I really enjoyed being given five minutes to work with one of the new white belts, where each junior was paired with someone senior to them, and as a senior I had the responsibility of teaching my junior his first two preset Il Soo Sik Dae Ryun. I really enjoy teaching and I love the satisfaction of seeing something ‘click’ and sink in. There were a few times last night with this, admittedly relatively small things in the grand scheme of things, but it was great to see his shape changing into something resembling a TSD practitioner, even if it was just for two or three movements.
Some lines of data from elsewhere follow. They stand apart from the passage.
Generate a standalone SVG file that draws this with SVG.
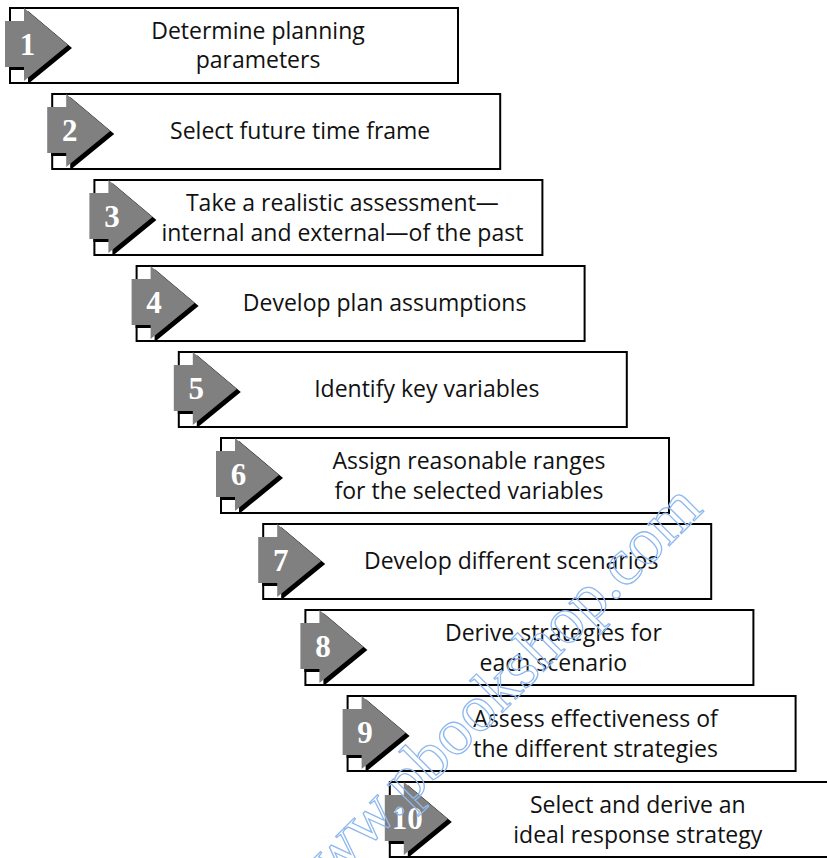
<svg xmlns="http://www.w3.org/2000/svg" xmlns:xlink="http://www.w3.org/1999/xlink" width="827" height="858" viewBox="0 0 827 858">
<style>
.box{fill:#fff;stroke:#000;stroke-width:2}
.lbl{font-family:"Open Sans","Noto Sans","Liberation Sans",sans-serif;font-size:23px;fill:#111;text-anchor:middle}
.num{font-family:"Liberation Serif","Times New Roman",serif;font-weight:bold;font-size:31px;fill:#fff;text-anchor:middle}
.wm{font-family:"Liberation Serif",serif;font-size:66px;fill:none;stroke:#8fb8ee;stroke-width:1.3}
</style>
<defs>
<g id="arrow">
<polygon points="-1,16 18,16 18,3 62,40 18,76 18,62 -1,62" fill="#000"/>
<polygon points="-5,13 14,13 14,0 58,37 14,73 14,59 -5,59" fill="#808080"/>
</g>
</defs>
<rect width="827" height="858" fill="#fff"/>
<g id="step1">
<rect class="box" x="10" y="8" width="448" height="75"/>
<use xlink:href="#arrow" x="10" y="8"/>
<text class="num" x="27.5" y="55">1</text>
<text class="lbl" x="258" y="39">Determine planning</text>
<text class="lbl" x="258" y="68">parameters</text>
</g>
<g id="step2">
<rect class="box" x="52.2" y="94" width="448" height="75"/>
<use xlink:href="#arrow" x="52.2" y="94"/>
<text class="num" x="69.7" y="141">2</text>
<text class="lbl" x="300.2" y="139">Select future time frame</text>
</g>
<g id="step3">
<rect class="box" x="94.4" y="180" width="448" height="75"/>
<use xlink:href="#arrow" x="94.4" y="180"/>
<text class="num" x="111.9" y="227">3</text>
<text class="lbl" x="342.4" y="211">Take a realistic assessment—</text>
<text class="lbl" x="342.4" y="241">internal and external—of the past</text>
</g>
<g id="step4">
<rect class="box" x="136.6" y="266" width="448" height="75"/>
<use xlink:href="#arrow" x="136.6" y="266"/>
<text class="num" x="154.1" y="313">4</text>
<text class="lbl" x="384.6" y="311">Develop plan assumptions</text>
</g>
<g id="step5">
<rect class="box" x="178.8" y="352" width="448" height="75"/>
<use xlink:href="#arrow" x="178.8" y="352"/>
<text class="num" x="196.3" y="399">5</text>
<text class="lbl" x="426.8" y="397">Identify key variables</text>
</g>
<g id="step6">
<rect class="box" x="221" y="438" width="448" height="75"/>
<use xlink:href="#arrow" x="221" y="438"/>
<text class="num" x="238.5" y="485">6</text>
<text class="lbl" x="469" y="469">Assign reasonable ranges</text>
<text class="lbl" x="469" y="499">for the selected variables</text>
</g>
<g id="step7">
<rect class="box" x="263.2" y="524" width="448" height="75"/>
<use xlink:href="#arrow" x="263.2" y="524"/>
<text class="num" x="280.7" y="571">7</text>
<text class="lbl" x="511.2" y="569">Develop different scenarios</text>
</g>
<g id="step8">
<rect class="box" x="305.4" y="610" width="448" height="75"/>
<use xlink:href="#arrow" x="305.4" y="610"/>
<text class="num" x="322.9" y="657">8</text>
<text class="lbl" x="553.4" y="641">Derive strategies for</text>
<text class="lbl" x="553.4" y="671">each scenario</text>
</g>
<g id="step9">
<rect class="box" x="347.6" y="696" width="448" height="75"/>
<use xlink:href="#arrow" x="347.6" y="696"/>
<text class="num" x="365.1" y="743">9</text>
<text class="lbl" x="595.6" y="727">Assess effectiveness of</text>
<text class="lbl" x="595.6" y="757">the different strategies</text>
</g>
<g id="step10">
<rect class="box" x="389.8" y="782" width="448" height="75"/>
<use xlink:href="#arrow" x="389.8" y="782"/>
<text class="num" x="407.3" y="829">10</text>
<text class="lbl" x="637.8" y="813">Select and derive an</text>
<text class="lbl" x="637.8" y="843">ideal response strategy</text>
</g>
<g id="watermark">
<text class="wm" transform="translate(298,917) rotate(-45)">www.pbookshop.com</text>
</g>
</svg>
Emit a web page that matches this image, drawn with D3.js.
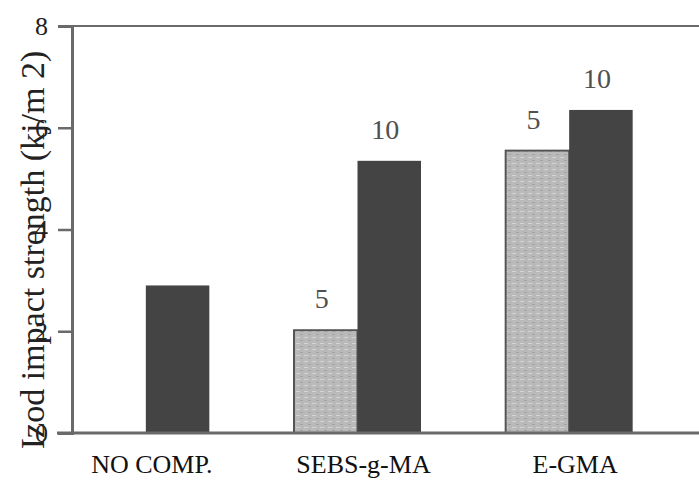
<!DOCTYPE html>
<html>
<head>
<meta charset="utf-8">
<script src="https://cdn.jsdelivr.net/npm/d3@7"></script>
<style>
  body { margin: 0; background: #fff; }
  svg { display: block; }
</style>
</head>
<body>
<div class="chart"></div>
<script>
// data
var categories = ["NO COMP.", "SEBS-g-MA", "E-GMA"];
var loadings = ["5", "10"];
// null = no bar for that loading
var values5 = [null, 2.02, 5.55];
var values10 = [2.9, 5.35, 6.35];
var yTicks = [0, 2, 4, 6, 8];
var yTitle = "Izod impact strength (kj/m 2)";

var width = 699, height = 485;
var yBottom = 433, yTop = 26, axisX = 72;

var svg = d3.select("div.chart").append("svg")
  .attr("width", width)
  .attr("height", height);

// light bar texture
var defs = svg.append("defs");
var pat = defs.append("pattern")
  .attr("id", "grain")
  .attr("patternUnits", "userSpaceOnUse")
  .attr("width", 8).attr("height", 6);
pat.append("rect").attr("width", 8).attr("height", 6).attr("fill", "#b9b9b9");
pat.append("rect").attr("x", 0).attr("y", 1).attr("width", 4).attr("height", 1).attr("fill", "#d4d4d4");
pat.append("rect").attr("x", 4).attr("y", 4).attr("width", 3).attr("height", 1).attr("fill", "#a3a3a3");

var y = d3.scaleLinear().domain([0, 8]).range([yBottom, yTop]);

var x = d3.scaleBand()
  .domain(categories)
  .range([40, 675])
  .paddingInner(0.4)
  .paddingOuter(0.2);

var xSub = d3.scaleBand()
  .domain(loadings)
  .range([0, x.bandwidth()]);

// bars
var rows = [];
for (var i = 0; i < categories.length; i++) {
  if (values5[i] != null) rows.push({cat: categories[i], load: "5", v: values5[i], label: i > 0});
  if (values10[i] != null) rows.push({cat: categories[i], load: "10", v: values10[i], label: i > 0});
}

svg.selectAll("rect.bar")
  .data(rows)
  .enter().append("rect")
  .attr("class", "bar")
  .attr("x", function(d) { return x(d.cat) + xSub(d.load); })
  .attr("y", function(d) { return y(d.v); })
  .attr("width", xSub.bandwidth())
  .attr("height", function(d) { return yBottom - y(d.v); })
  .attr("fill", function(d) { return d.load === "5" ? "url(#grain)" : "#444444"; })
  .attr("stroke", function(d) { return d.load === "5" ? "#555" : "none"; })
  .attr("stroke-width", 2);

// loading labels above bars
svg.selectAll("text.lab")
  .data(rows.filter(function(d) { return d.label; }))
  .enter().append("text")
  .attr("class", "lab")
  .attr("x", function(d) { return x(d.cat) + xSub(d.load) + xSub.bandwidth() / 2 - 4; })
  .attr("y", function(d) { return y(d.v) - 22; })
  .attr("text-anchor", "middle")
  .style("font-family", "'Liberation Serif', 'Times New Roman', serif")
  .style("font-size", "28px")
  .style("fill", "#505050")
  .text(function(d) { return d.load; });

// frame: top line and baseline
svg.append("line")
  .attr("x1", axisX - 2).attr("x2", width)
  .attr("y1", y(8)).attr("y2", y(8))
  .attr("stroke", "#6a6a6a").attr("stroke-width", 2);
svg.append("line")
  .attr("x1", axisX - 15).attr("x2", width)
  .attr("y1", yBottom).attr("y2", yBottom)
  .attr("stroke", "#6a6a6a").attr("stroke-width", 3);

// y axis
var yAxis = d3.axisLeft(y)
  .tickValues(yTicks)
  .tickSize(14)
  .tickPadding(10)
  .tickFormat(d3.format("d"));

var gy = svg.append("g")
  .attr("transform", "translate(" + axisX + ",0)")
  .call(yAxis);
gy.select(".domain").attr("stroke", "#6a6a6a").attr("stroke-width", 3);
gy.selectAll(".tick line").attr("stroke", "#6a6a6a").attr("stroke-width", 2.5);
gy.selectAll(".tick text")
  .style("font-family", "'Liberation Serif', 'Times New Roman', serif")
  .style("font-size", "26px")
  .style("fill", "#222");

// category labels
svg.selectAll("text.cat")
  .data(categories)
  .enter().append("text")
  .attr("class", "cat")
  .attr("x", function(d) { return x(d) + x.bandwidth() / 2 + 6; })
  .attr("y", 473)
  .attr("text-anchor", "middle")
  .style("font-family", "'Liberation Serif', 'Times New Roman', serif")
  .style("font-size", "26px")
  .style("fill", "#111")
  .text(function(d) { return d; });

// y title
svg.append("text")
  .attr("transform", "translate(44," + 250 + ") rotate(-90)")
  .attr("text-anchor", "middle")
  .style("font-family", "'Liberation Serif', 'Times New Roman', serif")
  .style("font-size", "34px")
  .style("fill", "#222")
  .text(yTitle);
</script>
</body>
</html>
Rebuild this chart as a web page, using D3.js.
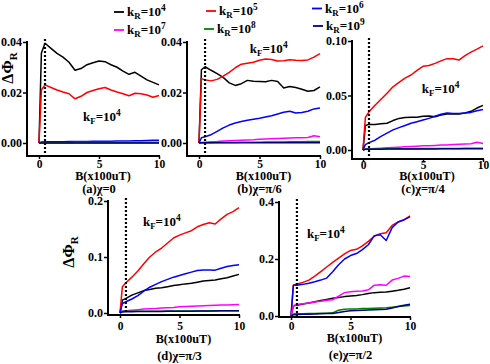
<!DOCTYPE html>
<html><head><meta charset="utf-8">
<script src="https://cdn.jsdelivr.net/npm/d3@7"></script>
<style>
body{margin:0;background:#fff;}
svg text{font-family:"Liberation Serif","Times New Roman",serif;font-weight:bold;fill:#000;}
</style></head>
<body><svg id="c" width="490" height="364"></svg>
<script>
// ---- data ----
const B = [0,0.2,0.5,1,1.5,2,2.5,3,3.5,4,4.5,5,5.5,6,6.5,7,7.5,8,8.5,9,9.5,10];
const kR = ["4","5","6","7","8","9"];
const colors = ["#000000","#ff0000","#0000ff","#ff00ff","#008000","#000080"];

// (a) chi = 0
const aK4 = [0,0.0356,0.0395,0.0375,0.0355,0.034,0.032,0.0288,0.0295,0.031,0.0318,0.0325,0.0322,0.031,0.030,0.0285,0.0272,0.028,0.0265,0.025,0.024,0.023];
const aK5 = [0,0.021,0.023,0.022,0.021,0.0202,0.0195,0.0175,0.0185,0.020,0.0208,0.0215,0.022,0.021,0.0202,0.0195,0.0187,0.0197,0.0195,0.019,0.0181,0.0188];
const aK6 = [0,0.0004,0.0005,0.0005,0.0005,0.0005,0.0006,0.0006,0.0006,0.0006,0.0007,0.0007,0.0007,0.0007,0.0008,0.0008,0.0008,0.0009,0.0009,0.0010,0.0011,0.0011];
const aK7 = [0,0.0001,0.0001,0.0001,0.0001,0.0001,0.0001,0.0002,0.0002,0.0002,0.0002,0.0002,0.0002,0.0002,0.0002,0.0003,0.0003,0.0003,0.0003,0.0003,0.0003,0.0003];
const aK8 = [0,0.0001,0.0001,0.0001,0.0001,0.0001,0.0001,0.0001,0.0001,0.0001,0.0001,0.0001,0.0001,0.0001,0.0001,0.0001,0.0001,0.0001,0.0001,0.0001,0.0001,0.0001];
const aK9 = [0,0,0,0,0,0,0,0,0,0,0,0,0,0,0,0,0,0,0,0,0,0];
// (b) chi = pi/6
const bK4 = [0,0.029,0.0302,0.0288,0.0275,0.026,0.0238,0.0228,0.0235,0.0248,0.0245,0.0244,0.0243,0.0248,0.0244,0.0218,0.0224,0.022,0.0213,0.0205,0.0208,0.0222];
const bK5 = [0,0.0255,0.025,0.0246,0.0252,0.0265,0.028,0.0298,0.0312,0.0316,0.032,0.0328,0.0333,0.0331,0.0325,0.0326,0.033,0.0328,0.0327,0.0329,0.034,0.0354];
const bK6 = [0,0.0021,0.0025,0.0033,0.0046,0.006,0.0071,0.0079,0.0085,0.009,0.0094,0.0098,0.0103,0.0108,0.0115,0.0122,0.0126,0.0119,0.0121,0.0126,0.0135,0.0139];
const bK7 = [0,0.0002,0.0003,0.0005,0.0006,0.0008,0.0009,0.001,0.0011,0.0012,0.0013,0.0015,0.0016,0.0017,0.0018,0.0019,0.002,0.0021,0.0021,0.0022,0.0029,0.0025];
const bK8 = [0,0.0001,0.0001,0.0001,0.0002,0.0002,0.0002,0.0002,0.0003,0.0003,0.0003,0.0003,0.0004,0.0004,0.0004,0.0004,0.0005,0.0005,0.0005,0.0006,0.0006,0.0006];
const bK9 = [0,0.0001,0.0001,0.0001,0.0001,0.0001,0.0001,0.0001,0.0001,0.0001,0.0001,0.0001,0.0001,0.0001,0.0001,0.0001,0.0001,0.0001,0.0001,0.0001,0.0001,0.0001];
// (c) chi = pi/4
const cK4 = [0,0.0225,0.0235,0.0235,0.024,0.0245,0.027,0.029,0.0298,0.030,0.030,0.031,0.0313,0.0305,0.032,0.033,0.0332,0.033,0.034,0.0355,0.0385,0.041];
const cK5 = [0,0.030,0.035,0.041,0.0465,0.052,0.058,0.062,0.066,0.0688,0.073,0.0768,0.0775,0.0795,0.0818,0.0838,0.0838,0.0825,0.0865,0.0898,0.0925,0.0955];
const cK6 = [0,0.005,0.0068,0.009,0.0125,0.0155,0.0185,0.0205,0.0225,0.0245,0.026,0.0275,0.029,0.031,0.0328,0.034,0.0335,0.0335,0.034,0.0345,0.036,0.0372];
const cK7 = [0,0.0008,0.001,0.0013,0.0017,0.002,0.0023,0.0026,0.003,0.0032,0.0035,0.0038,0.004,0.0042,0.0045,0.0047,0.005,0.0052,0.0055,0.0058,0.0072,0.006];
const cK8 = [0,0.0009,0.001,0.001,0.001,0.0011,0.0011,0.0011,0.0012,0.0012,0.0012,0.0013,0.0013,0.0013,0.0013,0.0014,0.0014,0.0014,0.0015,0.0015,0.0015,0.0015];
const cK9 = [0,0.0007,0.0008,0.0008,0.0008,0.0009,0.0009,0.0009,0.0009,0.001,0.001,0.001,0.001,0.001,0.0011,0.0011,0.0011,0.0011,0.0012,0.0012,0.0012,0.0012];
// (d) chi = pi/3
const dK4 = [0,0.023,0.026,0.032,0.036,0.04,0.042,0.044,0.045,0.047,0.049,0.0505,0.052,0.053,0.055,0.057,0.058,0.059,0.061,0.063,0.066,0.069];
const dK5 = [0,0.047,0.054,0.064,0.075,0.088,0.1,0.109,0.116,0.125,0.134,0.139,0.143,0.147,0.154,0.158,0.161,0.159,0.168,0.176,0.181,0.188];
const dK6 = [0,0.017,0.02,0.025,0.031,0.039,0.046,0.051,0.056,0.06,0.064,0.067,0.07,0.073,0.076,0.077,0.077,0.0765,0.08,0.083,0.085,0.086];
const dK7 = [0,0.003,0.004,0.005,0.006,0.007,0.0075,0.008,0.0088,0.0095,0.01,0.011,0.0115,0.012,0.0125,0.013,0.0135,0.014,0.0142,0.0145,0.0148,0.015];
const dK8 = [0,0.003,0.003,0.003,0.003,0.0032,0.0032,0.0033,0.0033,0.0034,0.0034,0.0035,0.0035,0.0036,0.0036,0.0037,0.0037,0.0038,0.0038,0.0039,0.0039,0.004];
const dK9 = [0,0.002,0.0022,0.0024,0.0025,0.0026,0.0027,0.0028,0.0029,0.003,0.003,0.0031,0.0032,0.0033,0.0034,0.0035,0.0036,0.0037,0.0038,0.0039,0.004,0.004];
// (e) chi = pi/2
const eK4 = [0,0.036,0.038,0.042,0.046,0.05,0.054,0.058,0.062,0.065,0.068,0.07,0.072,0.075,0.079,0.082,0.083,0.084,0.087,0.09,0.094,0.099];
const eK5 = [0,0.108,0.112,0.118,0.126,0.14,0.156,0.172,0.188,0.203,0.218,0.23,0.234,0.246,0.262,0.28,0.289,0.292,0.318,0.33,0.337,0.351];
const eK6 = [0,0.108,0.108,0.111,0.115,0.12,0.126,0.133,0.155,0.18,0.2,0.212,0.219,0.233,0.25,0.282,0.285,0.265,0.31,0.33,0.338,0.348];
const eK7 = [0,0.036,0.04,0.043,0.046,0.049,0.052,0.055,0.057,0.07,0.082,0.085,0.087,0.088,0.092,0.108,0.11,0.108,0.126,0.132,0.14,0.139];
const eK8 = [0,0.007,0.008,0.008,0.0085,0.009,0.0095,0.01,0.011,0.02,0.024,0.025,0.025,0.026,0.026,0.027,0.028,0.029,0.031,0.033,0.035,0.037];
const eK9 = [0,0.004,0.005,0.006,0.0065,0.007,0.008,0.0085,0.009,0.012,0.016,0.018,0.019,0.02,0.021,0.022,0.023,0.024,0.028,0.033,0.038,0.041];

const yTicksA = [0,0.02,0.04], yTicksC = [0,0.05,0.10], yTicksD = [0,0.1,0.2], yTicksE = [0,0.2,0.4];
const xTicks = [0,5,10];
const labels = ["(a)\u03c7=0","(b)\u03c7=\u03c0/6","(c)\u03c7=\u03c0/4","(d)\u03c7=\u03c0/3","(e)\u03c7=\u03c0/2"];
const dotB = 0.5;

// ---- layout ----
const panels = [
 {s:[aK4,aK5,aK6,aK7,aK8,aK9], ymax:0.04, yt:yTicksA, fmt:".2f", x0:39, x10:159, left:27, y0:143, yTop:42, axisY:156, kf:[3.67,0.0087], ylab:[13,68], lab:labels[0], tickC:164.5, bC:175.5, pC:188},
 {s:[bK4,bK5,bK6,bK7,bK8,bK9], ymax:0.04, yt:yTicksA, fmt:".2f", x0:199, x10:320, left:187, y0:143, yTop:42, axisY:156, kf:[4.2,0.0356], lab:labels[1], tickC:164.5, bC:175.5, pC:188},
 {s:[cK4,cK5,cK6,cK7,cK8,cK9], ymax:0.10, yt:yTicksC, fmt:".2f", x0:363, x10:483, left:352, y0:150, yTop:41, axisY:159, kf:[4.9,0.0523], lab:labels[2], tickC:165, bC:175.5, pC:188},
 {s:[dK4,dK5,dK6,dK7,dK8,dK9], ymax:0.2, yt:yTicksD, fmt:".1f", x0:120, x10:239, left:108, y0:313, yTop:201, axisY:315, kf:[1.93,0.155], ylab:[74,252], lab:labels[3], tickC:326.5, bC:338.5, pC:355},
 {s:[eK4,eK5,eK6,eK7,eK8,eK9], ymax:0.4, yt:yTicksE, fmt:".1f", x0:291, x10:410, left:279, y0:316, yTop:202, axisY:317, kf:[1.34,0.274], lab:labels[4], tickC:326, bC:337.5, pC:354}
];

const svg = d3.select("#c");

function kText(g, x, y, sub, sup, fs){
  const t = g.append("text").attr("x",x).attr("y",y).attr("font-size",fs);
  t.append("tspan").text("k");
  t.append("tspan").attr("font-size",fs*0.68).attr("dy",3).text(sub);
  t.append("tspan").attr("dy",-3).text("=10");
  t.append("tspan").attr("font-size",fs*0.72).attr("dy",-5).text(sup);
  return t;
}

panels.forEach(p=>{
  const x = d3.scaleLinear().domain([0,10]).range([p.x0,p.x10]);
  const y = d3.scaleLinear().domain([0,p.ymax]).range([p.y0,p.yTop]);
  const g = svg.append("g");
  // y axis
  const ya = g.append("g").attr("transform",`translate(${p.left},0)`)
    .call(d3.axisLeft(y).tickValues(p.yt).tickFormat(d3.format(p.fmt)).tickSize(4).tickPadding(1).tickSizeOuter(0));
  ya.attr("font-family",null);
  ya.select(".domain").remove();
  ya.selectAll("line").attr("stroke-width",1.5);
  ya.selectAll("text").attr("font-size",12);
  g.append("line").attr("x1",p.left).attr("x2",p.left).attr("y1",p.yTop-1).attr("y2",p.axisY)
    .attr("stroke","#000").attr("stroke-width",2);
  // x axis
  const xa = g.append("g").attr("transform",`translate(0,${p.axisY})`)
    .call(d3.axisBottom(x).tickValues(xTicks).tickSize(3).tickPadding(p.tickC-p.axisY-3-4.5).tickSizeOuter(0));
  xa.attr("font-family",null);
  xa.select(".domain").remove();
  xa.selectAll("line").attr("stroke-width",1.5);
  xa.selectAll("text").attr("font-size",11.5);
  g.append("line").attr("x1",p.left-1).attr("x2",x(10)+1).attr("y1",p.axisY).attr("y2",p.axisY)
    .attr("stroke","#000").attr("stroke-width",2);
  // series
  const line = d3.line().x((d,i)=>x(B[i])).y(d=>y(d));
  p.s.forEach((arr,i)=>{
    g.append("path").datum(arr).attr("d",line).attr("fill","none")
      .attr("stroke",colors[i]).attr("stroke-width",1.5).attr("stroke-linejoin","round");
  });
  // dotted line
  g.append("line").attr("x1",x(dotB)).attr("x2",x(dotB)).attr("y1",p.yTop-3).attr("y2",p.axisY)
    .attr("stroke","#000").attr("stroke-width",2.2).attr("stroke-dasharray","2,2");
  // kF annotation
  kText(g, x(p.kf[0]), y(p.kf[1]), "F", "4", 13);
  // axis labels
  const cx = (p.x0+p.x10)/2;
  g.append("text").attr("x",cx+4).attr("y",p.bC+4.3).attr("text-anchor","middle").attr("font-size",12.2).text("B(x100uT)");
  g.append("text").attr("x",cx).attr("y",p.pC+4.5).attr("text-anchor","middle").attr("font-size",12.5).text(p.lab);
  if(p.ylab){
    const t = g.append("text").attr("transform",`translate(${p.ylab[0]},${p.ylab[1]}) rotate(-90)`)
      .attr("text-anchor","middle").attr("font-size",16);
    t.append("tspan").text("\u0394\u03a6");
    t.append("tspan").attr("font-size",11).attr("dy",4).text("R");
  }
});

// legend
const legPos = [[114,12],[206,11],[312,8.5],[114,30],[204,29],[313,26]];
kR.forEach((k,i)=>{
  const lp = legPos[i];
  svg.append("line").attr("x1",lp[0]).attr("x2",lp[0]+10).attr("y1",lp[1]).attr("y2",lp[1])
    .attr("stroke",colors[i]).attr("stroke-width",1.8);
  kText(svg, lp[0]+13, lp[1]+4, "R", k, 13);
});
</script></body></html>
We had an hours extra training for the sparring team after the main lesson again, and it was something I was looking forward to and dreading in equal measures. My sparring’s been annoying me lately (as I’m sure it does for everyone), and I’ve been very much in a rut in terms of how I fight. I know how to blitz, when to cover, when to jam and so on, but my execution lets me down. I’m a big chap and even the smallest movements are more obvious when I do them, so I have a tendency to telegraph what’s coming next. My first blitz step is a big culprit – I can move forwards fast off of it, but getting it into position is something I need to work on. As much as I love to take points and even win (imagine!), my sole objective last night was to mix it up. To change what I do and take some risks, and I did just that, with varying levels of success.  My axe kick is a lot faster thanI gave myself credit for and being tall, is something I’ll be working on as an ‘opener’ I think. I’m taller than a lot of people, I might as well use it to my advantage.

Today I’m shattered if I’m honest, it was a real effort getting out of bed and my legs and ankles make me feel like I’m wearing full-leg plastercasts. It’s getting there slowly, I just have to put more work into managing expectations.